Friedrich, Fichte, and the Jena romantics were highly critical of the structure of French art. From the romantic vantage point, although the French had instigated a social and political revolution unlike any before it, the framework of French art remained well within the conservative paradigm of the Ancien Régime. In this light, Friedrich’s “republicanism” underpins his critique of the perspectival paradigm–that is, his critique of the classical age’s unacknowledged beholder. As of 1806, the year in which he completed the diptych View from the Artist’s Studio, Left Window, Right Window, Friedrich’s concerns turned to the problem of intersubjective space. Although art historians have simply failed to notice the extent to wich Friedrich’s art constantly dialogues with the perspective treatise, all the major elements of the 1806 diptych, which lays the ground for Friedrich’s later Rückenfiguren canvases, stem from illustrations contained in identifiable and widely circulated treatises.

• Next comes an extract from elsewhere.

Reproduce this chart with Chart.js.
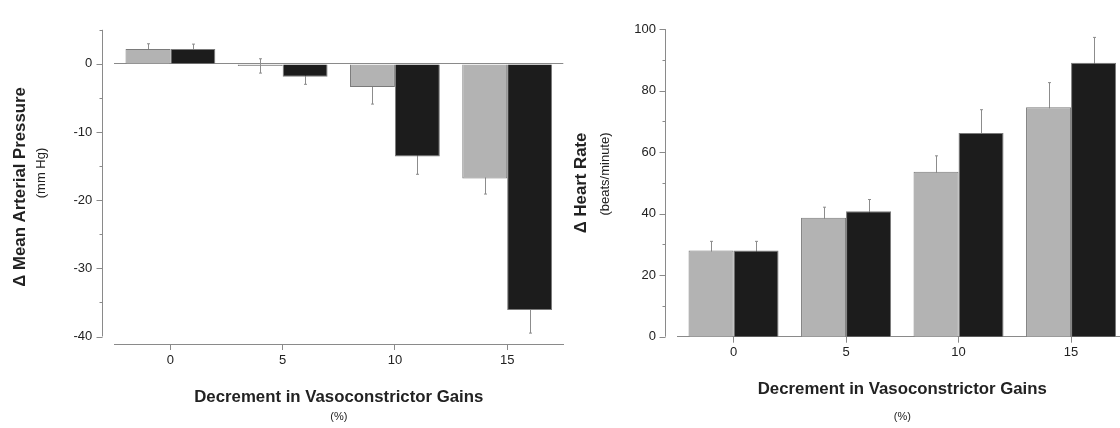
<!DOCTYPE html>
<html>
<head>
<meta charset="utf-8">
<script src="https://cdn.jsdelivr.net/npm/chart.js@4"></script>
<style>
  html, body { margin: 0; padding: 0; background: #fff; overflow: hidden; width: 1120px; height: 428px; }
  #left { position: absolute; left: 0; top: 0; }
  #right { position: absolute; left: 560px; top: 0; }
</style>
</head>
<body>
<canvas id="left" width="570" height="428"></canvas>
<canvas id="right" width="580" height="428"></canvas>
<script>
// decrement in vasoconstrictor gains (%)
const gains = ['0', '5', '10', '15'];

// change in mean arterial pressure (mm Hg)
const mapGray = [2.2, -0.3, -3.4, -16.8];
const mapGrayErr = [0.75, 1.05, 2.5, 2.3];
const mapBlack = [2.2, -1.9, -13.6, -36.1];
const mapBlackErr = [0.7, 1.1, 2.6, 3.4];
const mapTicks = [-40, -30, -20, -10, 0];
const mapMinor = [5, -5, -15, -25, -35];

// change in heart rate (beats/minute)
const hrGray = [28.0, 38.7, 53.6, 74.6];
const hrGrayErr = [3.0, 3.4, 5.2, 8.0];
const hrBlack = [28.0, 40.8, 66.2, 89.1];
const hrBlackErr = [3.0, 3.8, 7.6, 8.2];
const hrTicks = [0, 20, 40, 60, 80, 100];
const hrMinor = [10, 30, 50, 70, 90];

const FONT = "'Liberation Sans', Arial, Helvetica, sans-serif";
const axisColor = '#8a8a8a';
const textColor = '#222';
const grayFill = '#b3b3b3';
const blackFill = '#1c1c1c';
const edge = '#7a7a7a';

// error bars go under the bars, so only the outer half shows
const errorBars = {
  id: 'errorBars',
  beforeDatasetsDraw(chart) {
    const ctx = chart.ctx;
    const y = chart.scales.y;
    ctx.save();
    ctx.strokeStyle = '#8c8c8c';
    ctx.lineWidth = 1;
    chart.data.datasets.forEach((ds, i) => {
      chart.getDatasetMeta(i).data.forEach((bar, j) => {
        const v = ds.data[j], e = ds.errors[j];
        const x = Math.round(bar.x) + 0.5;
        const y1 = y.getPixelForValue(v + e);
        const y2 = y.getPixelForValue(v - e);
        ctx.beginPath();
        ctx.moveTo(x, y1); ctx.lineTo(x, y2);
        ctx.moveTo(x - 1.5, y1); ctx.lineTo(x + 1.5, y1);
        ctx.moveTo(x - 1.5, y2); ctx.lineTo(x + 1.5, y2);
        ctx.stroke();
      });
    });
    ctx.restore();
  }
};

// detached y axis line with major/minor ticks, plus the small unit captions
const sideAxis = {
  id: 'sideAxis',
  afterDraw(chart, args, opts) {
    const ctx = chart.ctx;
    const y = chart.scales.y;
    const area = chart.chartArea;
    const ax = Math.round(area.left - 12) + 0.5;
    ctx.save();
    ctx.strokeStyle = axisColor;
    ctx.lineWidth = 1;
    ctx.beginPath();
    ctx.moveTo(ax, y.getPixelForValue(opts.from));
    ctx.lineTo(ax, y.getPixelForValue(opts.to));
    opts.major.forEach(v => {
      const py = Math.round(y.getPixelForValue(v)) + 0.5;
      ctx.moveTo(ax, py); ctx.lineTo(ax - 6, py);
    });
    opts.minor.forEach(v => {
      const py = Math.round(y.getPixelForValue(v)) + 0.5;
      ctx.moveTo(ax, py); ctx.lineTo(ax - 3, py);
    });
    ctx.stroke();

    ctx.fillStyle = textColor;
    ctx.textAlign = 'center';
    ctx.textBaseline = 'middle';
    ctx.font = '13px ' + FONT;
    ctx.save();
    ctx.translate(opts.unitX, opts.unitY);
    ctx.rotate(-Math.PI / 2);
    ctx.fillText(opts.unit, 0, 0);
    ctx.restore();
    ctx.font = '11px ' + FONT;
    ctx.fillText('(%)', (area.left + area.right) / 2, opts.pctY);
    ctx.restore();
  }
};

function makeChart(id, cfg) {
  return new Chart(document.getElementById(id), {
    type: 'bar',
    data: {
      labels: gains,
      datasets: [
        { data: cfg.gray, errors: cfg.grayErr, backgroundColor: grayFill, borderColor: edge, borderWidth: 1,
          categoryPercentage: 0.8, barPercentage: 1 },
        { data: cfg.black, errors: cfg.blackErr, backgroundColor: blackFill, borderColor: edge, borderWidth: 1,
          categoryPercentage: 0.8, barPercentage: 1 }
      ]
    },
    options: {
      responsive: false,
      animation: false,
      layout: { padding: { top: cfg.top, right: cfg.right, left: 0, bottom: 0 } },
      plugins: {
        legend: { display: false },
        tooltip: { enabled: false },
        sideAxis: cfg.side
      },
      scales: {
        x: {
          offset: true,
          grid: { display: true, drawOnChartArea: false, drawTicks: true, tickLength: 6, offset: false, color: axisColor },
          border: { display: true, color: axisColor, width: 1 },
          ticks: { padding: cfg.xPad, color: textColor, font: { size: 13, family: FONT }, maxRotation: 0 },
          title: { display: true, text: 'Decrement in Vasoconstrictor Gains', color: textColor,
                   font: { size: 16.8, weight: 'bold', family: FONT }, padding: { top: 0, bottom: cfg.xTitlePad } },
          afterFit: s => { s.height = cfg.xHeight; }
        },
        y: {
          min: cfg.min, max: cfg.max,
          afterBuildTicks: s => { s.ticks = cfg.ticks.map(v => ({ value: v })); },
          grid: { display: cfg.zeroLine, drawTicks: false, drawOnChartArea: true,
                  color: c => (c.tick && c.tick.value === 0) ? axisColor : 'rgba(0,0,0,0)' },
          border: { display: false },
          ticks: { padding: cfg.yPad, color: textColor, font: { size: 13, family: FONT } },
          title: { display: true, text: cfg.yTitle, color: textColor,
                   font: { size: 16.8, weight: 'bold', family: FONT }, padding: { top: cfg.yTitlePad, bottom: 0 } },
          afterFit: s => { s.width = cfg.yWidth; }
        }
      }
    },
    plugins: [errorBars, sideAxis]
  });
}

makeChart('left', {
  gray: mapGray, grayErr: mapGrayErr, black: mapBlack, blackErr: mapBlackErr,
  min: -41.1, max: 5, ticks: mapTicks, zeroLine: true,
  top: 10.7, right: 6.7, yWidth: 114.3, xHeight: 84,
  xPad: 3, yPad: 22, xTitlePad: 20.6, yTitlePad: 10.3,
  yTitle: '\u0394 Mean Arterial Pressure',
  side: { from: 5, to: -40, major: mapTicks, minor: mapMinor, unit: '(mm Hg)', unitX: 41.5, unitY: 173, pctY: 416.7 }
});

makeChart('right', {
  gray: hrGray, grayErr: hrGrayErr, black: hrBlack, blackErr: hrBlackErr,
  min: 0, max: 100, ticks: hrTicks, zeroLine: false,
  top: 12.3, right: 12.7, yWidth: 117.3, xHeight: 91.3,
  xPad: 2, yPad: 21.3, xTitlePad: 28.6, yTitlePad: 10.9,
  yTitle: '\u0394 Heart Rate',
  side: { from: 100, to: 0, major: hrTicks, minor: hrMinor, unit: '(beats/minute)', unitX: 45, unitY: 174, pctY: 416.7 }
});
</script>
</body>
</html>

The classical age’s pragmatic unconscious is arguably the ground upon which Friedrich’s pictorial dispositifs develop. In this light, Friedrich’s paintings can be regarded as performative instruments that are about the (political) agency of the beholders who use them. Such paintings, moreover, were conceived precisely in highly heated political moments, such as the retour à l’ordre following the Wars of Liberation. His famed Rückenfigur entitled Wanderer Above a Sea of Fog (circa 1818; Hamburg, Kunsthalle) is a case in point.[37] In all probability it depicts a fallen hero of the wars of Liberation (and as such, it was devised as a commemorative “portrait”). Importantly though, the function of this image, as history painting, is to enact history with and for the attentive viewer.[38] For Friedrich, it is a discourse on political freedom couched in what was regarded as the visual language of that very freedom. Pictorial space and the constitution of a “republican” community go hand in hand in this process of social transformation by means of painted images. Future research may well show that as self-referential, performative devices, such romantic works are constructed on the very site of the failure of perspective: the place in which saying and doing are part and parcel of the same operation. To modern ears such a turn of phrase may sound overly Austinian. In actual fact, it is highly “romantic” as it is a quote from Friedrich von Hardenberg (“Novalis”), who incidentally coined a term to designate that “operation”: romantisieren.[39]